REAPER: Reasoning based Retrieval Planning for Complex RAG Systems (2407.18553v2)

Published 26 Jul 2024 in cs.IR

Abstract: Complex dialog systems often use retrieved evidence to facilitate factual responses. Such RAG (Retrieval Augmented Generation) systems retrieve from massive heterogeneous data stores that are usually architected as multiple indexes or APIs instead of a single monolithic source. For a given query, relevant evidence needs to be retrieved from one or a small subset of possible retrieval sources. Complex queries can even require multi-step retrieval. For example, a conversational agent on a retail site answering customer questions about past orders will need to retrieve the appropriate customer order first and then the evidence relevant to the customer's question in the context of the ordered product. Most RAG Agents handle such Chain-of-Thought (CoT) tasks by interleaving reasoning and retrieval steps. However, each reasoning step directly adds to the latency of the system. For large models this latency cost is significant -- in the order of multiple seconds. Multi-agent systems may classify the query to a single Agent associated with a retrieval source, though this means that a (small) classification model dictates the performance of a LLM. In this work we present REAPER (REAsoning-based PlannER) - an LLM based planner to generate retrieval plans in conversational systems. We show significant gains in latency over Agent-based systems and are able to scale easily to new and unseen use cases as compared to classification-based planning. Though our method can be applied to any RAG system, we show our results in the context of a conversational shopping assistant.

PDF HTML Abstract

Insightful Overview of "REAPER: Reasoning based Retrieval Planning for Complex RAG Systems"

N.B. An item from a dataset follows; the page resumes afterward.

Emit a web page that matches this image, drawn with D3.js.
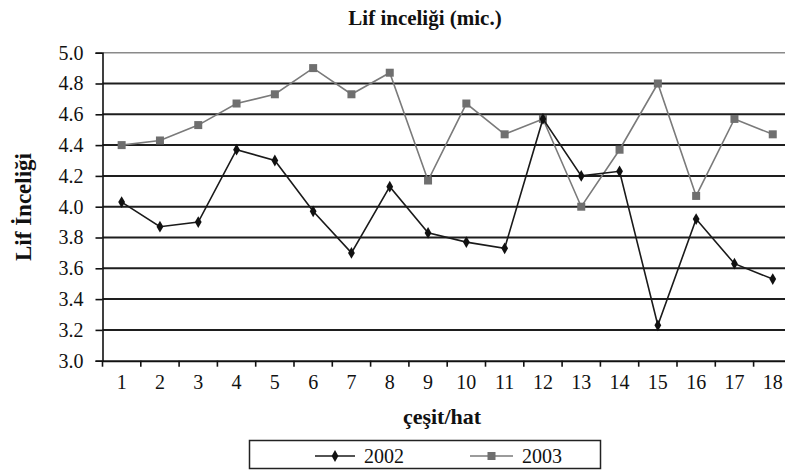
<!DOCTYPE html>
<html>
<head>
<meta charset="utf-8">
<script src="https://cdn.jsdelivr.net/npm/d3@7"></script>
<style>
html,body{margin:0;padding:0;background:#fff;}
svg{display:block;}
text{font-family:"Liberation Serif","Times New Roman",serif;fill:#111;}
</style>
</head>
<body>
<svg id="chart" width="785" height="470"></svg>
<script>
const categories = ["1","2","3","4","5","6","7","8","9","10","11","12","13","14","15","16","17","18"];
const values2002 = [4.03,3.87,3.90,4.37,4.30,3.97,3.70,4.13,3.83,3.77,3.73,4.57,4.20,4.23,3.23,3.92,3.63,3.53];
const values2003 = [4.40,4.43,4.53,4.67,4.73,4.90,4.73,4.87,4.17,4.67,4.47,4.57,4.00,4.37,4.80,4.07,4.57,4.47];
const yTicks = [3.0,3.2,3.4,3.6,3.8,4.0,4.2,4.4,4.6,4.8,5.0];
const seriesNames = ["2002","2003"];

(function(){
const svg = d3.select("#chart");
const plotLeft = 102.5, plotTop = 52.7, plotBottom = 360.7, bandW = 38.3;
const plotRight = plotLeft + bandW * categories.length;

const x = d3.scaleBand().domain(categories).range([plotLeft, plotRight]).paddingInner(0).paddingOuter(0);
const y = d3.scaleLinear().domain([3.0, 5.0]).range([plotBottom, plotTop]);

// gridlines
svg.append("g").selectAll("line").data(yTicks.filter(d => d > 3.0)).join("line")
  .attr("x1", plotLeft).attr("x2", plotRight)
  .attr("y1", d => y(d)).attr("y2", d => y(d))
  .attr("stroke", d => d === 5.0 ? "#8a8a8a" : "#1e1e1e")
  .attr("stroke-width", d => d === 5.0 ? 1.5 : 2);

// y axis
const yAxis = d3.axisLeft(y).tickValues(yTicks).tickFormat(d3.format(".1f")).tickSize(7).tickPadding(12);
const gy = svg.append("g").attr("transform", `translate(${plotLeft},0)`).call(yAxis);
gy.select(".domain").attr("stroke", "#111").attr("stroke-width", 1.6);
gy.selectAll(".tick line").attr("stroke", "#111").attr("stroke-width", 1.6);
gy.selectAll(".tick text").attr("font-size", 20).attr("font-family", "Liberation Serif").attr("fill", "#111");

// x axis
const xAxis = d3.axisBottom(x).tickSize(0).tickPadding(14);
const gx = svg.append("g").attr("transform", `translate(0,${plotBottom})`).call(xAxis);
gx.select(".domain").attr("stroke", "#111").attr("stroke-width", 2);
gx.selectAll(".tick text").attr("font-size", 20).attr("font-family", "Liberation Serif").attr("fill", "#111");
const bounds = d3.range(categories.length + 1).map(i => plotLeft + i * x.step());
svg.append("g").selectAll("line").data(bounds).join("line")
  .attr("x1", d => d).attr("x2", d => d)
  .attr("y1", plotBottom).attr("y2", plotBottom + 6)
  .attr("stroke", "#111").attr("stroke-width", 1.6);

const cx = d => x(d) + x.bandwidth() / 2;
const line = d3.line().x(d => cx(d.c)).y(d => y(d.v));

const d2003 = categories.map((c, i) => ({c, v: values2003[i]}));
const d2002 = categories.map((c, i) => ({c, v: values2002[i]}));

svg.append("path").datum(d2003).attr("d", line)
  .attr("fill", "none").attr("stroke", "#7a7a7a").attr("stroke-width", 1.6);
svg.append("g").selectAll("rect").data(d2003).join("rect")
  .attr("x", d => cx(d.c) - 4).attr("y", d => y(d.v) - 4)
  .attr("width", 8).attr("height", 8).attr("fill", "#6f6f6f");

svg.append("path").datum(d2002).attr("d", line)
  .attr("fill", "none").attr("stroke", "#1a1a1a").attr("stroke-width", 1.6);
const diamond = d3.symbol().type(d3.symbolDiamond).size(40);
svg.append("g").selectAll("path").data(d2002).join("path")
  .attr("d", diamond)
  .attr("transform", d => `translate(${cx(d.c)},${y(d.v)})`)
  .attr("fill", "#111");

svg.append("text").attr("x", 425).attr("y", 25).attr("text-anchor", "middle")
  .attr("font-size", 21).attr("font-weight", "bold").text("Lif inceliği (mic.)");
svg.append("text").attr("x", 442).attr("y", 424).attr("text-anchor", "middle")
  .attr("font-size", 22).attr("font-weight", "bold").text("çeşit/hat");
svg.append("text").attr("transform", "translate(31,207) rotate(-90)").attr("text-anchor", "middle")
  .attr("font-size", 23).attr("font-weight", "bold").text("Lif İnceliği");

const lg = svg.append("g");
lg.append("rect").attr("x", 249.5).attr("y", 440.5).attr("width", 351).attr("height", 28)
  .attr("fill", "#fff").attr("stroke", "#222").attr("stroke-width", 1.5);
const legendItems = [
  {name: seriesNames[0], x1: 315, x2: 355, color: "#1a1a1a", type: "diamond"},
  {name: seriesNames[1], x1: 470, x2: 513, color: "#7a7a7a", type: "square"}
];
const ly = 456;
legendItems.forEach(it => {
  lg.append("line").attr("x1", it.x1).attr("x2", it.x2).attr("y1", ly).attr("y2", ly)
    .attr("stroke", it.color).attr("stroke-width", 1.6);
  const mx = (it.x1 + it.x2) / 2;
  if (it.type === "diamond") {
    lg.append("path").attr("d", diamond).attr("transform", `translate(${mx},${ly})`).attr("fill", "#111");
  } else {
    lg.append("rect").attr("x", mx - 4).attr("y", ly - 4).attr("width", 8).attr("height", 8).attr("fill", "#6f6f6f");
  }
  lg.append("text").attr("x", it.x2 + 9).attr("y", ly + 7).attr("font-size", 20).text(it.name);
});
})();
</script>
</body>
</html>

The paper "REAPER: Reasoning based Retrieval Planning for Complex RAG Systems," authored by Ashutosh Joshi et al., presents a method for optimizing retrieval in conversational agents, specifically Amazon's Rufus. This paper targets the critical aspect of efficiently planning retrieval tasks in Retrieval-Augmented Generation (RAG) systems by introducing REAPER, a novel planning module that aims to minimize retrieval latency while maintaining high accuracy.

Introduction and Problem Statement:

Conversational agents such as Amazon's Rufus, which uses a RAG framework, necessitate retrieval from multiple large and heterogeneous data sources. These retrievals are not always a single-step process; complex queries may require multi-step retrievals. Traditional methods like LLM-based Agents and multi-agent systems suffer from significant latency and hardware costs due to the sequential nature of reasoning steps. This paper proposes REAPER, a much smaller LLM-based planner that generates retrieval plans efficiently, thus addressing these challenges.

Contribution and Methodology:

REAPER's architecture consists of a few innovative components:

Tool Evolve (TEvo): Generates diverse inputs by sampling tool names and descriptions and varying in-context examples to enhance the model's understanding of different tools.
Tool-Task Generator (TTG): Creates diverse tasks related to retrieval planning, forcing the LLM to understand the tools and retrieval plans deeply.
Diverse Query Sampler (DQS): Samples semantically diverse customer queries, ensuring the model generalizes well across different query types.

The training data is a combination of REAPER-specific tasks and general-purpose instruction data (Generic-IFT and Generic-IFT-Evolve), maintaining a balance between task-specific accuracy and broad instruction-following ability. REAPER achieves impressive accuracy in tool selection (96%) and argument extraction (92%), outperforming both the baseline classifier-based systems and larger models like Claude3-Sonnet and the Mistral 7B LLM in efficiency.

Experimental Results:

The paper presents an extensive evaluation through ablation studies and comparisons with baselines. Key findings include:

Data Efficiency: The classifier-based system required 150K training samples, while REAPER achieved higher accuracy with just 6K in-domain queries.
Latency: REAPER's latency is only 207ms per plan compared to 2 seconds for large models like Claude3-Sonnet.
Generalization and Scalability: REAPER can generalize to new tools and use cases with minimal additional training data. For instance, adding a new retrieval source required only 286 new examples, and the model learned to use an unseen tool based on in-context examples alone.

Implications and Future Work:

Practically, REAPER represents a substantial improvement in responsive conversational AI systems, particularly those deployed in settings with stringent latency requirements. Theoretically, the principles underlying REAPER's data generation and fine-tuning methods suggest potential applications in other areas requiring efficient multi-step reasoning.

Future research could explore further optimization of REAPER’s training data mix and its application to even more diverse retrieval scenarios. Additionally, more studies could delve into the integration of REAPER with various backend systems to explore its robustness and scalability in different real-world environments.

In conclusion, REAPER showcases a significant advancement in the planning of retrieval tasks in RAG systems, facilitating rapid and accurate conversational AI responses. Its innovative approach to data generation and model fine-tuning presents a pathway toward more efficient and scalable AI systems in complex, multi-step query environments.